How about returning to indiviual liberty, responsibility and forget "group identifiers"!
The POOR are also useful for such progressive purposes!!
Ken, I bought this book because I am a Drury fan, not a Wesleyan. I have just finished it. I learned some things I never knew before, and can't wait for your evaluation of the chapters on the last several decades.
I remain puzzled. In my denomination, the 'back to Wesley' approach to entire sanctification seemed to cause as much turmoil as did the church growth movement, or the influence of the Jesus People/Charismatic movement, yet in the book, there is a sentence or so that says your discipline was slightly modified to place a bit more emphasis on process in the work of sanctification. I would love for you or Keith to address this. Perhaps I have been wrong, thinking that "our" real struggles have been over ES doctrine when in fact they have been over different approaches to evangelism and 'worship' styles.
I wonder, was the crisis in other denominations not a crisis, or a lesser issue in the Wesleyan church?
No question, the book handles the divisive issues well, and explains them in a way that puts the most positive 'spin' on the direction the church took on any given one. In fact, as you read you find yourself thinking it all makes sense, and should have happened the way it did. Very well done.

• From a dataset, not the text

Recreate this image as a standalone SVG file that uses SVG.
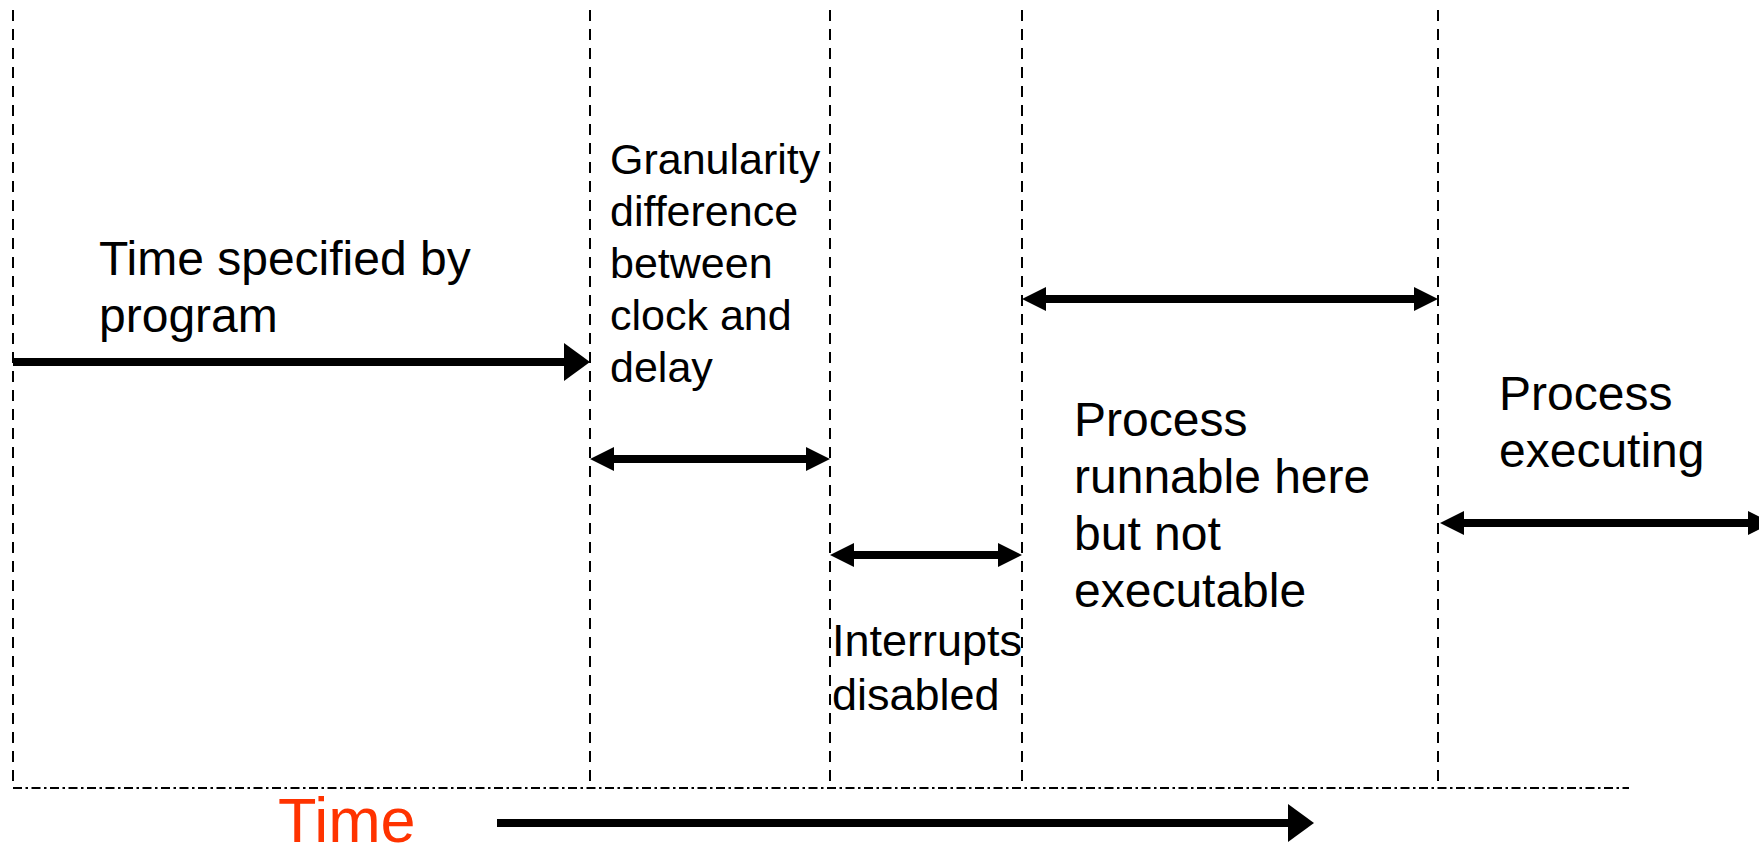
<svg xmlns="http://www.w3.org/2000/svg" width="1759" height="847" viewBox="0 0 1759 847">
  <style>
    .guide { stroke: #000; stroke-width: 2; stroke-dasharray: 11 8; fill: none; }
    .axis { stroke: #000; stroke-width: 2; stroke-dasharray: 9 3.5 2.5 3.5; fill: none; }
    .span { stroke: #000; stroke-width: 8; fill: none; }
    .lbl { font-family: "Liberation Sans", Arial, sans-serif; fill: #000; }
    .big { font-size: 48px; }
    .small { font-size: 43px; }
    .mid { font-size: 45px; }
    .time { font-family: "Liberation Sans", Arial, sans-serif; font-size: 63px; fill: #FF3300; }
  </style>
  <defs>
    <marker id="head" markerUnits="userSpaceOnUse" viewBox="0 0 24 24" markerWidth="24" markerHeight="24" refX="0" refY="12" orient="auto-start-reverse">
      <path d="M0,0 L24,12 L0,24 Z" fill="#000"/>
    </marker>
    <marker id="headLarge" markerUnits="userSpaceOnUse" viewBox="0 0 26 38" markerWidth="26" markerHeight="38" refX="0" refY="19" orient="auto">
      <path d="M0,0 L26,19 L0,38 Z" fill="#000"/>
    </marker>
  </defs>

  <!-- phase boundaries -->
  <g id="boundaries">
    <line class="guide" x1="13" y1="10" x2="13" y2="788"/>
    <line class="guide" x1="590" y1="10" x2="590" y2="788"/>
    <line class="guide" x1="830" y1="10" x2="830" y2="788"/>
    <line class="guide" x1="1022" y1="10" x2="1022" y2="788"/>
    <line class="guide" x1="1438" y1="10" x2="1438" y2="788"/>
    <line class="axis" x1="13" y1="788" x2="1629" y2="788"/>
  </g>

  <!-- interval arrows -->
  <g id="connectors">
    <line class="span" x1="13" y1="362" x2="564" y2="362" marker-end="url(#headLarge)"/>
    <line class="span" x1="614" y1="459" x2="806" y2="459" marker-start="url(#head)" marker-end="url(#head)"/>
    <line class="span" x1="854" y1="555" x2="998" y2="555" marker-start="url(#head)" marker-end="url(#head)"/>
    <line class="span" x1="1046" y1="299" x2="1414" y2="299" marker-start="url(#head)" marker-end="url(#head)"/>
    <line class="span" x1="1464" y1="523" x2="1748" y2="523" marker-start="url(#head)" marker-end="url(#head)"/>
    <line class="span" x1="497" y1="823" x2="1288" y2="823" marker-end="url(#headLarge)"/>
  </g>

  <g id="label-program">
    <text class="lbl big" x="99" y="275">Time specified by</text>
    <text class="lbl big" x="99" y="332">program</text>
  </g>

  <g id="label-granularity">
    <text class="lbl small" x="610" y="174">Granularity</text>
    <text class="lbl small" x="610" y="226">difference</text>
    <text class="lbl small" x="610" y="278">between</text>
    <text class="lbl small" x="610" y="330">clock and</text>
    <text class="lbl small" x="610" y="382">delay</text>
  </g>

  <g id="label-interrupts">
    <text class="lbl mid" x="832" y="656">Interrupts</text>
    <text class="lbl mid" x="832" y="710">disabled</text>
  </g>

  <g id="label-runnable">
    <text class="lbl big" x="1074" y="436">Process</text>
    <text class="lbl big" x="1074" y="493">runnable here</text>
    <text class="lbl big" x="1074" y="550">but not</text>
    <text class="lbl big" x="1074" y="607">executable</text>
  </g>

  <g id="label-executing">
    <text class="lbl big" x="1499" y="410">Process</text>
    <text class="lbl big" x="1499" y="467">executing</text>
  </g>

  <g id="label-time">
    <text class="time" x="278" y="842">Time</text>
  </g>
</svg>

Individual responsibility is important. I did not grow up in a wealthy home and attended segregated schools in the South. Most minorities I have known well are responsible people. I am not in favor of radical group identity and in fact most black Americans historically were segregated by race(not their choice). Today we face a world of class, race globalization and free trade. Hyper individualism is an American weakness. I taught in black universities at a time when it was dangerous to do so. We must gradually move toward a color blind society(which I see as happening at least for the top one third of the income scale). Poverty is due to sociological and individual factors and individual, family and community responsibilities are necessary along with adequate resources. My father benefitted from the GI Bill of Rights after World War 2 and I received National Defense Loans which enabled me to go to college(I paid them off and never defaulted). Don's assume that you can ascribe to me beliefs which I do not hold. Furthermore, history casts a long shadow over our country. I am a patriotic American who loves his country and I don't want to be branded by others with views I do not hold.